Dallardan tek tek toplanıp kovalara doldurulan kirazlar, yine bahçelerde ilk ayıklamadan geçiyor. Boylarına, renklerine, kalitelerine göre farklı kasalara konuyor. Sonra hiç bekletilmeden motosikletlerle köy merkezindeki alım yerlerine götürülüyor. Ürünün kalitesine göre fiyatlar da alıcılar da değişiyor. En ucuz ürünleri pazarcılar alıyor. En pahalılar ise süpermarket zincirlerine ya da ihracata çalışan tüccarlar tarafından alınıyor. Pazarlıklar motosiklet üzerinden yapılıyor. Eğer alıcı ile satıcı anlaşırsa, motosikletler boşalan kasalarla tekrar bahçelere dönüyor.
“Bu haliyle üretim sürdürülebilir değil”
VOA Türkçe’nin sorularını cevaplandıran İbrahim Yıldırım 1965’te askerden geldiğinden bu yana kiraz ürettiğini söyledi. Yıldırım “Benim sekiz, on dönüm kirazlık yerim var. Bu işin masrafı çok. Bahçede çalışanların yevmiyesi 100 lira. 10 kişi çalışıyor. Sabahtan beri beş kasa kiraz toplandı. Bir kişi günde iki kasa toplayamıyor. İlaca 15-20 bin lira verdim. Sadece ilaç parası. İlacın atılması buna dahil değil. Gübreyle, diğer harcamalarla 30 bin lirayı buluyor. Elime geçen 60 bin lira. Yevmiyecileri de düştüğünde elimde 20 bin lira kalıyor. Aldığım emekli maaşını mazota, benzine yatırıyorum. 150 kovan arım var. Onlardan aldığım bal parasıyla kirazın maliyetlerini karşılamaya çalışıyorum” diye konuştu.
125 ortaklı İzmir Kemalpaşa Bağyurdu Yaş Meyve Sebze Pazarlama Kooperatifi Başkanı Şeref Ergun da dışarıdan kirazın yüksek gelir getiren bir ürün olarak algılandığını belirtti. Ancak Ergun sözlerini şöyle sürdürdü: “Aslında durum öyle değil. Sadece işçilik maliyet şu an yüzde 40’a gelmiş durumda. Daha bunun ilaçlama, gübreleme, sulama, budama gibi diğer maliyetleri var. Maliyetlerin yüksekliği bizi gerçekten zorluyor. Girdilerde yüzde 200’ü bulan bir artış var. Kiraz fiyatları ise geçen yılla başa baş gidiyor. Bu haliyle üretim sürdürülebilir değil. Üreticilerin çoğu emekli. Kiraz hasadından aldıkları para iki ayda bitiyor, yine emekli maaşına dönüyorlar”.

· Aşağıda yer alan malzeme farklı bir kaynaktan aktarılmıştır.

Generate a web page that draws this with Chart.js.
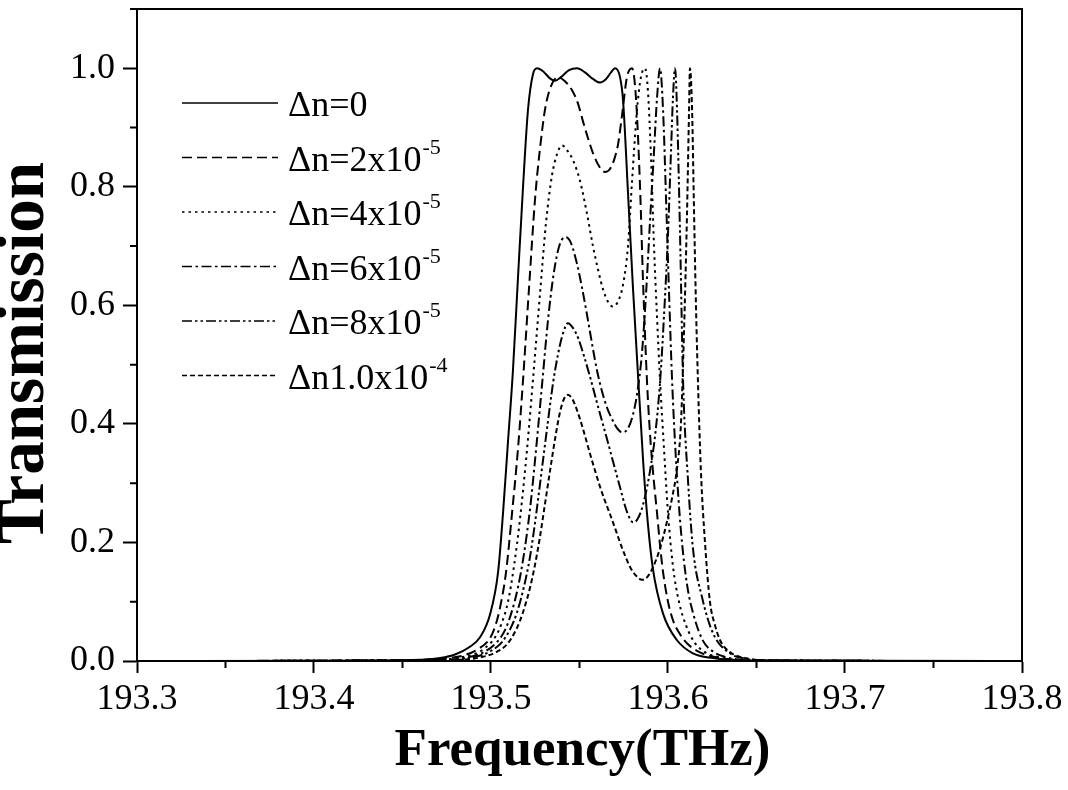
<!DOCTYPE html>
<html>
<head>
<meta charset="utf-8">
<script src="https://cdn.jsdelivr.net/npm/chart.js@4.4.0/dist/chart.umd.min.js"></script>
<style>
  html, body { margin: 0; padding: 0; background: #fff; }
  #wrap { width: 1068px; height: 790px; }
</style>
</head>
<body>
<div id="wrap"><canvas id="chart" width="1068" height="790"></canvas></div>
<script>
// Transmission curves: [frequency (THz), transmission]
const dn0 = [
    [193.30, 0], [193.44, 0.0005], [193.4599, 0.002], [193.4712, 0.005], [193.4797, 0.011],
    [193.4881, 0.024], [193.4938, 0.04], [193.4994, 0.078], [193.5040, 0.15], [193.5068, 0.25],
    [193.5096, 0.37], [193.5124, 0.49], [193.5153, 0.65], [193.5181, 0.80], [193.5209, 0.93],
    [193.5237, 0.99], [193.5260, 1.0], [193.5294, 0.995], [193.5333, 0.983], [193.5362, 0.979],
    [193.5395, 0.985], [193.5441, 0.997], [193.5486, 1.0], [193.5531, 0.993], [193.5576, 0.982],
    [193.5616, 0.976], [193.5650, 0.982], [193.5678, 0.993], [193.5701, 1.0], [193.5729, 0.985],
    [193.5746, 0.946], [193.5774, 0.79], [193.5802, 0.63], [193.5831, 0.48], [193.5859, 0.34],
    [193.5881, 0.25], [193.5915, 0.155], [193.5972, 0.08], [193.6051, 0.035], [193.6141, 0.013],
    [193.6254, 0.005], [193.6407, 0.001], [193.80, 0]
];
const dn2 = [
    [193.30, 0], [193.4655, 0.002], [193.4768, 0.005], [193.4853, 0.01], [193.4927, 0.02],
    [193.4989, 0.036], [193.5023, 0.058], [193.5051, 0.09], [193.5085, 0.15], [193.5119, 0.25],
    [193.5153, 0.36], [193.5181, 0.474], [193.5215, 0.63], [193.5249, 0.78], [193.5277, 0.865],
    [193.5305, 0.93], [193.5333, 0.965], [193.5379, 0.985], [193.5418, 0.978], [193.5458, 0.963],
    [193.5492, 0.94], [193.5520, 0.91], [193.5548, 0.882], [193.5576, 0.857], [193.5610, 0.835],
    [193.5644, 0.825], [193.5672, 0.83], [193.5695, 0.845], [193.5718, 0.872], [193.5740, 0.92],
    [193.5768, 0.985], [193.5797, 1.0], [193.5819, 0.95], [193.5842, 0.80], [193.5859, 0.64],
    [193.5881, 0.474], [193.5898, 0.385], [193.5915, 0.32], [193.5938, 0.25], [193.5955, 0.195],
    [193.5972, 0.15], [193.6000, 0.10], [193.6028, 0.069], [193.6068, 0.045], [193.6107, 0.03],
    [193.6164, 0.017], [193.6220, 0.01], [193.6322, 0.004], [193.6463, 0.001], [193.80, 0]
];
const dn4 = [
    [193.30, 0], [193.4712, 0.002], [193.4825, 0.006], [193.4910, 0.012], [193.4966, 0.022],
    [193.5023, 0.04], [193.5062, 0.065], [193.5096, 0.10], [193.5130, 0.16], [193.5164, 0.24],
    [193.5203, 0.355], [193.5237, 0.474], [193.5277, 0.62], [193.5311, 0.74], [193.5345, 0.82],
    [193.5373, 0.855], [193.5401, 0.87], [193.5429, 0.862], [193.5463, 0.845], [193.5503, 0.81],
    [193.5542, 0.755], [193.5576, 0.70], [193.5605, 0.66], [193.5633, 0.627], [193.5661, 0.606],
    [193.5689, 0.598], [193.5718, 0.607], [193.5746, 0.635], [193.5774, 0.70], [193.5797, 0.81],
    [193.5825, 0.93], [193.5847, 0.985], [193.5870, 1.0], [193.5887, 0.96], [193.5904, 0.85],
    [193.5921, 0.70], [193.5938, 0.58], [193.5955, 0.474], [193.5977, 0.36], [193.6000, 0.25],
    [193.6028, 0.16], [193.6062, 0.10], [193.6102, 0.06], [193.6153, 0.03], [193.6209, 0.015],
    [193.6294, 0.006], [193.6435, 0.001], [193.80, 0]
];
const dn6 = [
    [193.30, 0], [193.4768, 0.002], [193.4881, 0.007], [193.4966, 0.016], [193.5034, 0.032],
    [193.5079, 0.052], [193.5119, 0.085], [193.5153, 0.125], [193.5186, 0.18], [193.5220, 0.255],
    [193.5254, 0.355], [193.5288, 0.465], [193.5322, 0.575], [193.5350, 0.645], [193.5379, 0.693],
    [193.5401, 0.711], [193.5424, 0.715], [193.5452, 0.705], [193.5486, 0.67], [193.5514, 0.63],
    [193.5542, 0.585], [193.5571, 0.535], [193.5599, 0.49], [193.5627, 0.455], [193.5655, 0.428],
    [193.5684, 0.408], [193.5712, 0.393], [193.5740, 0.386], [193.5768, 0.39], [193.5797, 0.41],
    [193.5825, 0.45], [193.5853, 0.52], [193.5876, 0.62], [193.5898, 0.74], [193.5921, 0.86],
    [193.5938, 0.95], [193.5955, 1.0], [193.5972, 0.93], [193.5989, 0.78], [193.6006, 0.62],
    [193.6023, 0.474], [193.6045, 0.34], [193.6073, 0.22], [193.6107, 0.13], [193.6147, 0.075],
    [193.6198, 0.034], [193.6254, 0.016], [193.6322, 0.007], [193.6463, 0.001], [193.80, 0]
];
const dn8 = [
    [193.30, 0], [193.4797, 0.002], [193.4910, 0.007], [193.4994, 0.016], [193.5062, 0.032],
    [193.5107, 0.053], [193.5147, 0.082], [193.5186, 0.125], [193.5220, 0.175], [193.5254, 0.245],
    [193.5288, 0.325], [193.5322, 0.405], [193.5350, 0.468], [193.5379, 0.518], [193.5407, 0.553],
    [193.5435, 0.57], [193.5463, 0.562], [193.5492, 0.545], [193.5525, 0.515], [193.5559, 0.48],
    [193.5593, 0.442], [193.5627, 0.405], [193.5655, 0.375], [193.5689, 0.337], [193.5729, 0.293],
    [193.5757, 0.262], [193.5780, 0.243], [193.5802, 0.234], [193.5825, 0.238], [193.5847, 0.252],
    [193.5870, 0.277], [193.5898, 0.32], [193.5927, 0.38], [193.5955, 0.47], [193.5977, 0.58],
    [193.6000, 0.72], [193.6017, 0.86], [193.6028, 0.95], [193.6040, 1.0], [193.6051, 0.93],
    [193.6068, 0.72], [193.6085, 0.474], [193.6113, 0.305], [193.6141, 0.19], [193.6192, 0.108],
    [193.6254, 0.047], [193.6350, 0.013], [193.6463, 0.003], [193.6576, 0.001], [193.80, 0]
];
const dn10 = [
    [193.30, 0], [193.4825, 0.002], [193.4938, 0.006], [193.5023, 0.014], [193.5090, 0.028],
    [193.5130, 0.046], [193.5164, 0.068], [193.5192, 0.093], [193.5220, 0.123], [193.5249, 0.163],
    [193.5277, 0.21], [193.5305, 0.265], [193.5333, 0.32], [193.5362, 0.375], [193.5390, 0.42],
    [193.5412, 0.442], [193.5435, 0.449], [193.5463, 0.44], [193.5503, 0.408], [193.5531, 0.38],
    [193.5559, 0.35], [193.5588, 0.321], [193.5616, 0.294], [193.5644, 0.27], [193.5672, 0.248],
    [193.5701, 0.224], [193.5729, 0.2], [193.5757, 0.178], [193.5785, 0.159], [193.5819, 0.144],
    [193.5853, 0.137], [193.5881, 0.141], [193.5915, 0.158], [193.5955, 0.19], [193.5994, 0.235],
    [193.6023, 0.275], [193.6051, 0.325], [193.6073, 0.40], [193.6090, 0.55], [193.6107, 0.75],
    [193.6119, 0.93], [193.6124, 1.0], [193.6136, 0.93], [193.6147, 0.76], [193.6158, 0.6],
    [193.6169, 0.474], [193.6186, 0.32], [193.6209, 0.2], [193.6237, 0.1], [193.6266, 0.06],
    [193.6294, 0.035], [193.6350, 0.015], [193.6435, 0.005], [193.6576, 0.001], [193.80, 0]
];

const seriesNames = ['Δn=0', 'Δn=2x10', 'Δn=4x10', 'Δn=6x10', 'Δn=8x10', 'Δn1.0x10'];
const seriesExponents = ['', '-5', '-5', '-5', '-5', '-4'];

const serif = '"Liberation Serif", "Times New Roman", serif';

function toPoints(rows) {
    return rows.map(([x, y]) => ({ x: x, y: y }));
}

function makeDataset(i, rows, dash) {
    return {
        label: seriesNames[i] + seriesExponents[i],
        data: toPoints(rows),
        borderColor: '#000',
        borderWidth: 2,
        borderDash: dash,
        pointRadius: 0,
        fill: false,
        cubicInterpolationMode: 'monotone',
        showLine: true
    };
}

// frame, minor ticks, axis titles and the legend with superscripts
const decorPlugin = {
    id: 'decor',
    afterDraw(chart) {
        const ctx = chart.ctx;
        const area = chart.chartArea;
        const xs = chart.scales.x;
        const ys = chart.scales.y;
        ctx.save();
        ctx.strokeStyle = '#000';
        ctx.lineWidth = 2;
        ctx.setLineDash([]);
        ctx.beginPath();
        ctx.moveTo(area.left, area.top);
        ctx.lineTo(area.right, area.top);
        ctx.lineTo(area.right, area.bottom);
        ctx.stroke();

        // minor ticks halfway between the major ones
        const xt = xs.ticks.map(t => t.value);
        ctx.beginPath();
        for (let i = 0; i < xt.length - 1; i++) {
            const px = xs.getPixelForValue((xt[i] + xt[i + 1]) / 2);
            ctx.moveTo(px, area.bottom);
            ctx.lineTo(px, area.bottom + 7);
        }
        const yt = ys.ticks.map(t => t.value);
        const step = yt[1] - yt[0];
        for (let v = yt[0] + step / 2; v <= ys.max + 1e-9; v += step) {
            const py = ys.getPixelForValue(v);
            ctx.moveTo(area.left, py);
            ctx.lineTo(area.left - 7, py);
        }
        ctx.stroke();

        // axis titles
        ctx.fillStyle = '#000';
        ctx.font = 'bold 53px ' + serif;
        ctx.textAlign = 'center';
        ctx.textBaseline = 'alphabetic';
        ctx.fillText('Frequency(THz)', (area.left + area.right) / 2 + 3, 765);
        ctx.save();
        ctx.translate(43, (area.top + area.bottom) / 2 + 18);
        ctx.rotate(-Math.PI / 2);
        ctx.font = 'bold 67px ' + serif;
        ctx.fillText('Transmission', 0, 0);
        ctx.restore();

        // legend
        chart.data.datasets.forEach((ds, i) => {
            const y = 103 + i * 54.5;
            ctx.beginPath();
            ctx.lineWidth = 1.5;
            ctx.setLineDash(ds.borderDash || []);
            ctx.moveTo(182, y);
            ctx.lineTo(278, y);
            ctx.stroke();
            ctx.setLineDash([]);
            ctx.textAlign = 'left';
            ctx.font = '36px ' + serif;
            ctx.fillText(seriesNames[i], 288, y + 13);
            if (seriesExponents[i]) {
                const w = ctx.measureText(seriesNames[i]).width;
                ctx.font = '22px ' + serif;
                ctx.fillText(seriesExponents[i], 288 + w + 1, y - 4);
            }
        });
        ctx.restore();
    }
};

new Chart(document.getElementById('chart'), {
    type: 'scatter',
    data: {
        datasets: [
            makeDataset(0, dn0, []),
            makeDataset(1, dn2, [10, 5]),
            makeDataset(2, dn4, [2.5, 4]),
            makeDataset(3, dn6, [10, 3.5, 2.5, 3.5]),
            makeDataset(4, dn8, [10, 3, 2.5, 3, 2.5, 3]),
            makeDataset(5, dn10, [5, 3])
        ]
    },
    options: {
        responsive: false,
        animation: false,
        devicePixelRatio: 1,
        layout: { padding: { top: 9, right: 46, left: 0, bottom: 0 } },
        plugins: {
            legend: { display: false },
            tooltip: { enabled: false }
        },
        scales: {
            x: {
                type: 'linear',
                min: 193.3,
                max: 193.8,
                ticks: {
                    stepSize: 0.1,
                    includeBounds: false,
                    autoSkip: false,
                    maxRotation: 0,
                    padding: 5,
                    color: '#000',
                    font: { family: serif, size: 36 },
                    callback: v => v.toFixed(1)
                },
                grid: { drawOnChartArea: false, tickLength: 12, tickWidth: 2, tickColor: '#000' },
                border: { color: '#000', width: 2 },
                afterFit: s => { s.height = 129; s.paddingLeft = 0; s.paddingRight = 0; }
            },
            y: {
                min: 0,
                max: 1.1,
                ticks: {
                    stepSize: 0.2,
                    includeBounds: false,
                    padding: 8,
                    color: '#000',
                    font: { family: serif, size: 36 },
                    callback: v => v.toFixed(1)
                },
                grid: { drawOnChartArea: false, tickLength: 14, tickWidth: 2, tickColor: '#000' },
                border: { color: '#000', width: 2 },
                afterFit: s => { s.width = 137; s.paddingTop = 0; s.paddingBottom = 0; }
            }
        }
    },
    plugins: [decorPlugin]
});
</script>
</body>
</html>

Ali Ekber Yıldırım tarımdaki bu olumsuz gidişin tersine çevrilebilmesi için öncelikle ithalat politikasından vazgeçilmesi ve yerli üretimin desteklenmesi gerektiğini söyledi. Yıldırım, “Her sene yerli ve milli kaynakları kullanacağız diye bir genelge yayınlanır. Ama bu genelge kağıt üstünde kalır. Oysa yerli ve milli kaynakları gerçekten harekete geçirebiliriz. Mesela hayvancılıkta yem hammaddesi ithal etmek yerine yem bitkisi üretimini destekleyebiliriz. Böyle bir destek verilirse bunlar rahatlıkla iç piyasadan karşılanabilir” diye konuştu.